- [EXERCISE DESCRIPTION] Working from the data below, reproduce exactly the lines starting at the one that holds "Output the component" and ending at the one that holds "Serif', 'Times New". Pictures are excluded.
------------
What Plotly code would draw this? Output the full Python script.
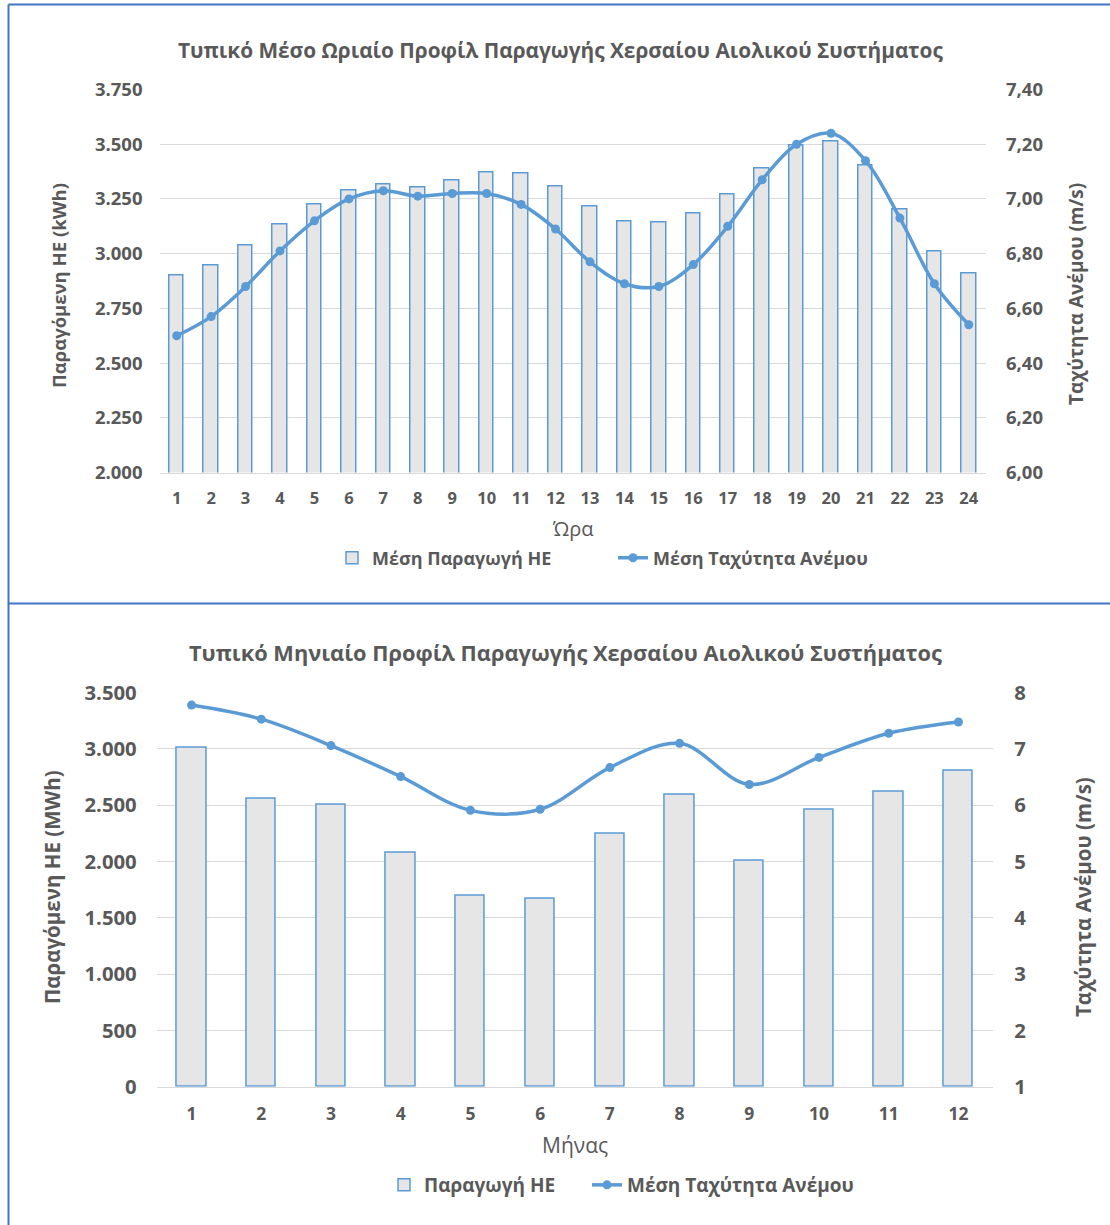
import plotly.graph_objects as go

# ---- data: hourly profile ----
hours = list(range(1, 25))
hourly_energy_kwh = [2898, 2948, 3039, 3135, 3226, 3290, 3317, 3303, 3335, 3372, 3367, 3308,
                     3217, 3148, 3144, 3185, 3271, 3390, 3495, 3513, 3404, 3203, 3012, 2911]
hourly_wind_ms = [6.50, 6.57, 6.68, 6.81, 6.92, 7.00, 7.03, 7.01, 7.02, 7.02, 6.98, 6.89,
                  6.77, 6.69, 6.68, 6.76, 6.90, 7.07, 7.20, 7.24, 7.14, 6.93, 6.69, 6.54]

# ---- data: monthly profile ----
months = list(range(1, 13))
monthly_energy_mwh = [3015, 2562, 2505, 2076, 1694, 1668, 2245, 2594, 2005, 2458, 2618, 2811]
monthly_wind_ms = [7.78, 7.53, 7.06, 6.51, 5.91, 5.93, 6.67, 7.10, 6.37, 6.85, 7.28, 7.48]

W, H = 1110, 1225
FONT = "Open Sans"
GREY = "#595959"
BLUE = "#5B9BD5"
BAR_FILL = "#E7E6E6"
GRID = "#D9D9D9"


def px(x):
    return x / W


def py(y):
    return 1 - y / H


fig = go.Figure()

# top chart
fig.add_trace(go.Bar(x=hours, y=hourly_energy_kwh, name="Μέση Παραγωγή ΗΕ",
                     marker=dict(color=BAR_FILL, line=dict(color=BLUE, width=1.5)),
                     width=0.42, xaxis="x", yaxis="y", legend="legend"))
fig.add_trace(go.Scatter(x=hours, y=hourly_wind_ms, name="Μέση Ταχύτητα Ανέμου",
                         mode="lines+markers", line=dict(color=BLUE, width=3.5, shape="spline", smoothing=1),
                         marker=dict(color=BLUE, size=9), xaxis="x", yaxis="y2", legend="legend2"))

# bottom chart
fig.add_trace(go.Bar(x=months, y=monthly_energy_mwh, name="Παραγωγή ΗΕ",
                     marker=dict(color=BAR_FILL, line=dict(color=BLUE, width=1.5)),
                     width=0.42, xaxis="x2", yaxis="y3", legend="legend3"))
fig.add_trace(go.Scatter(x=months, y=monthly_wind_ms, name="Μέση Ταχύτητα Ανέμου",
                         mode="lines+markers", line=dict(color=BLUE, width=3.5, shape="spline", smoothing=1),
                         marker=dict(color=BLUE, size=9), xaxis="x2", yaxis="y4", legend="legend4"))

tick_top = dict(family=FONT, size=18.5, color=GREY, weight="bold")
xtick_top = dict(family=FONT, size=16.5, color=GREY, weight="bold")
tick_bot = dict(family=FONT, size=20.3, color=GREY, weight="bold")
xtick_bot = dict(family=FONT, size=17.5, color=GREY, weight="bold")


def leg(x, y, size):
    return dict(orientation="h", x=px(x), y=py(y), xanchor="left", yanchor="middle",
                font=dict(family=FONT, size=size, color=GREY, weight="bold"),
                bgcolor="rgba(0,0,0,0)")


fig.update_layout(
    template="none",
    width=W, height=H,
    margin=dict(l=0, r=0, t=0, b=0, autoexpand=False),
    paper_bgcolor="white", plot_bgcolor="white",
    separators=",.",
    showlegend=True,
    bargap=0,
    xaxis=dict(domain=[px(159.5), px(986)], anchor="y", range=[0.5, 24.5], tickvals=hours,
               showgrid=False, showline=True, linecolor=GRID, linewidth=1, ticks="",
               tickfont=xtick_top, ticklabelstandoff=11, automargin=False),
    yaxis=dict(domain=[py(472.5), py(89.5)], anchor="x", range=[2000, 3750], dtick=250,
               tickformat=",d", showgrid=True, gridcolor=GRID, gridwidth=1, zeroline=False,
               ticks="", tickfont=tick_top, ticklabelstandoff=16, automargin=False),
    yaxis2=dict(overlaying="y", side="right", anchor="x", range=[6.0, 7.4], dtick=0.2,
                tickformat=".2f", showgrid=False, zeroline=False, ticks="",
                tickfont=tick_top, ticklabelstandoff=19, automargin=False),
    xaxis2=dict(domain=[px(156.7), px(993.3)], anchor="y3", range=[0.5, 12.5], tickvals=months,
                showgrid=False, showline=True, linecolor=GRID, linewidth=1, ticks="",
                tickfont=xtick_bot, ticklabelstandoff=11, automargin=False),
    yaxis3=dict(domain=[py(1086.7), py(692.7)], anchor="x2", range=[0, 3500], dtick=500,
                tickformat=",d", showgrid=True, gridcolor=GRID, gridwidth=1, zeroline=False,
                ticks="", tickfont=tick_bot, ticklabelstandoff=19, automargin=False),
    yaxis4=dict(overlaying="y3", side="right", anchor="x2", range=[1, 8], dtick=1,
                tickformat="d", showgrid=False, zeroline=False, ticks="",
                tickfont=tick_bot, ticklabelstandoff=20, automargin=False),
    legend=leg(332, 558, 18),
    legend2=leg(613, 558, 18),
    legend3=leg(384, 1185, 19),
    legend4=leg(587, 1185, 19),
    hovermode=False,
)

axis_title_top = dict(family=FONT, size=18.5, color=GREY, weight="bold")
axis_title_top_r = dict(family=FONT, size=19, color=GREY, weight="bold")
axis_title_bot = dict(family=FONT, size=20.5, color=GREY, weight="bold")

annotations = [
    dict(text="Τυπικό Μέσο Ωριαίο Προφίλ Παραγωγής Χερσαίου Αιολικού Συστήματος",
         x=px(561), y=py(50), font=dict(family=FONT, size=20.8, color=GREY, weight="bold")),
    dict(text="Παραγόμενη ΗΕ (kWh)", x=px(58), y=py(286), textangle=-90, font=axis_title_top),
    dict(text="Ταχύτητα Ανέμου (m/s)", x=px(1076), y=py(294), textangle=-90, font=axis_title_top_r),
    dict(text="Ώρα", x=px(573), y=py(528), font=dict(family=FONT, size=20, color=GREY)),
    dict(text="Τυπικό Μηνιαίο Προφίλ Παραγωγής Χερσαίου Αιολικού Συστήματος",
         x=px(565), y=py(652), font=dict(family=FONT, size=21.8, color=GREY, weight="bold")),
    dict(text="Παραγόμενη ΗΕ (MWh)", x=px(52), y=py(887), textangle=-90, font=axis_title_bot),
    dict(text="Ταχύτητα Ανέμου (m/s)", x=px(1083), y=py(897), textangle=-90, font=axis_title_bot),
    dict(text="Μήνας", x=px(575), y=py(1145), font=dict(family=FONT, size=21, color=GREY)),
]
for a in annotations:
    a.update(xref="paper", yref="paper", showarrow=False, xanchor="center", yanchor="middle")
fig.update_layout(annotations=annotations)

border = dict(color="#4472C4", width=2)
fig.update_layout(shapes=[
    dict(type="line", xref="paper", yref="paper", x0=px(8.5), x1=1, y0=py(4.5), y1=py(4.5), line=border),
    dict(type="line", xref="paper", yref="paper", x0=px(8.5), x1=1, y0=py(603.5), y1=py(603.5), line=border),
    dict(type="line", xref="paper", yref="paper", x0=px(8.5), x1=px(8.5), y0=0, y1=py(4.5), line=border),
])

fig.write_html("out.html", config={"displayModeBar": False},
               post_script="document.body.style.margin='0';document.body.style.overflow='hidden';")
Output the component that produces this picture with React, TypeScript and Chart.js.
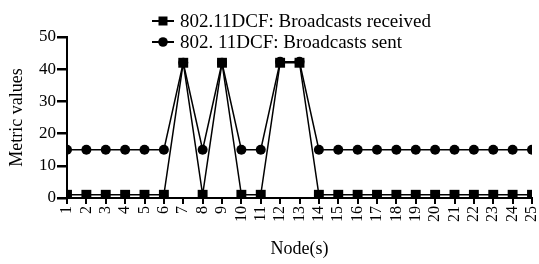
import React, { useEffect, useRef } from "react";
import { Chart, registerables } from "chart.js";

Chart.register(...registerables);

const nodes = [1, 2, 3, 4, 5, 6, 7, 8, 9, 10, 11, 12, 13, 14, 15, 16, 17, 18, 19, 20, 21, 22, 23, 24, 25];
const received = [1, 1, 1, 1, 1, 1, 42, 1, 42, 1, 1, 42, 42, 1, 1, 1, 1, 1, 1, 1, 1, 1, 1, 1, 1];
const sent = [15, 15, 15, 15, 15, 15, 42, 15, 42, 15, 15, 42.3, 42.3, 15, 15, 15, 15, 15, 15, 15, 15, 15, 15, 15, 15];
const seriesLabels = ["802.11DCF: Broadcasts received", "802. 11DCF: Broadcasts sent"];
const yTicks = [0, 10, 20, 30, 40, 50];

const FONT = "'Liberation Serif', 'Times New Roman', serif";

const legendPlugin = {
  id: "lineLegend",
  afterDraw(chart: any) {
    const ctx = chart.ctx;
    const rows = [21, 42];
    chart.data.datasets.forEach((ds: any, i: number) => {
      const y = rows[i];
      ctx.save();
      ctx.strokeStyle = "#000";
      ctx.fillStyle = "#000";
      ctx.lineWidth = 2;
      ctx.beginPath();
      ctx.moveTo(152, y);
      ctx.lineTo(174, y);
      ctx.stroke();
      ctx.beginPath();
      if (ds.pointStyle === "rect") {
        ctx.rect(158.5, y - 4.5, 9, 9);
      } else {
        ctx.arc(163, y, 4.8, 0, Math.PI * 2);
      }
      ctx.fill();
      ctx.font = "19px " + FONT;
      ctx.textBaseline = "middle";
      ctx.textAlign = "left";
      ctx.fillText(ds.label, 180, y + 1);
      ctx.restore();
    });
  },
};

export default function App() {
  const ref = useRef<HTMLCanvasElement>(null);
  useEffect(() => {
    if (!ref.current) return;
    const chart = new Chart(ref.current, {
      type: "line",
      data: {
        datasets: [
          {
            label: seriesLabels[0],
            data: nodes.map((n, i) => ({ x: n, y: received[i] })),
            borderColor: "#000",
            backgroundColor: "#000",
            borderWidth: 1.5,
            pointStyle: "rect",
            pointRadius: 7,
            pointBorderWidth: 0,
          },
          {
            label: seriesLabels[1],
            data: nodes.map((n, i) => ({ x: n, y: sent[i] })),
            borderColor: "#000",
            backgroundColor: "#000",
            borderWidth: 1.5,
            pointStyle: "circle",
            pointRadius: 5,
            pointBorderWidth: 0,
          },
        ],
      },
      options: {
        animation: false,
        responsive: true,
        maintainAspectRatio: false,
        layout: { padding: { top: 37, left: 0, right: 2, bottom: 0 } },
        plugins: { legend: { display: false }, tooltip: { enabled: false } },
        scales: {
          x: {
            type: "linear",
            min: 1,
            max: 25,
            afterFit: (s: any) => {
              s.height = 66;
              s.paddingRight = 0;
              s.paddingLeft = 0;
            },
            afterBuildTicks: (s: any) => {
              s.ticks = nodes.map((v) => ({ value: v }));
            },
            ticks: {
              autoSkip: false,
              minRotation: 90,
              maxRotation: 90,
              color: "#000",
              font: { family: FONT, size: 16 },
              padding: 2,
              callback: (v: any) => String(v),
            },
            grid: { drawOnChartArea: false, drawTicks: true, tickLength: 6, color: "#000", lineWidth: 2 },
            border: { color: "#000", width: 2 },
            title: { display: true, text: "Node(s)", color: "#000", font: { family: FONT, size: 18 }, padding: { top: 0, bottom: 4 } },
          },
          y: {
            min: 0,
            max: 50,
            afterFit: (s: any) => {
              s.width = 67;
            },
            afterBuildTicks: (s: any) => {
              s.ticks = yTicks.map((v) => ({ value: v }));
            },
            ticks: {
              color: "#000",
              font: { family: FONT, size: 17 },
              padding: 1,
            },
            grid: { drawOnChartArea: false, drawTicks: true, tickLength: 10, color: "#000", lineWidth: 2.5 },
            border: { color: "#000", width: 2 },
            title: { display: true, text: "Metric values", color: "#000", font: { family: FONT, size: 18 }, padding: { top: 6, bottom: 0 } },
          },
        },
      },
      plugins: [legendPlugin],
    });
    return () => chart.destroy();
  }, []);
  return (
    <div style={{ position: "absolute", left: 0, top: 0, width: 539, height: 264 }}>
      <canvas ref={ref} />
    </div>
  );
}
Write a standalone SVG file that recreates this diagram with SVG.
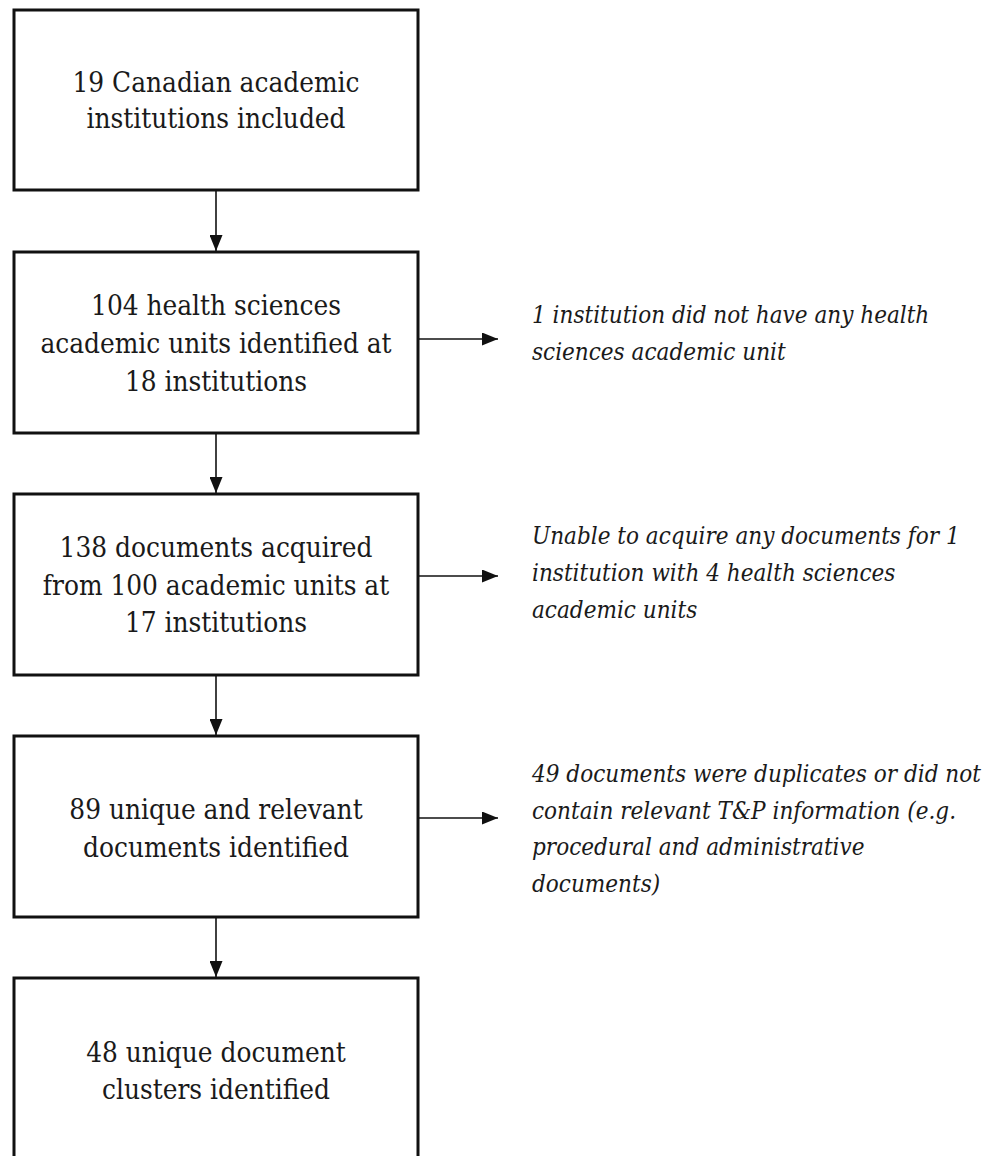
------------
- [CORRECT RESULT]
Output the component that produces this picture with React, TypeScript and Chart.js.
import React, { useEffect, useRef } from "react";
import { Chart, registerables } from "chart.js";

Chart.register(...registerables);

const nodes = [1, 2, 3, 4, 5, 6, 7, 8, 9, 10, 11, 12, 13, 14, 15, 16, 17, 18, 19, 20, 21, 22, 23, 24, 25];
const received = [1, 1, 1, 1, 1, 1, 42, 1, 42, 1, 1, 42, 42, 1, 1, 1, 1, 1, 1, 1, 1, 1, 1, 1, 1];
const sent = [15, 15, 15, 15, 15, 15, 42, 15, 42, 15, 15, 42.3, 42.3, 15, 15, 15, 15, 15, 15, 15, 15, 15, 15, 15, 15];
const seriesLabels = ["802.11DCF: Broadcasts received", "802. 11DCF: Broadcasts sent"];
const yTicks = [0, 10, 20, 30, 40, 50];

const FONT = "'Liberation Serif', 'Times New Roman', serif";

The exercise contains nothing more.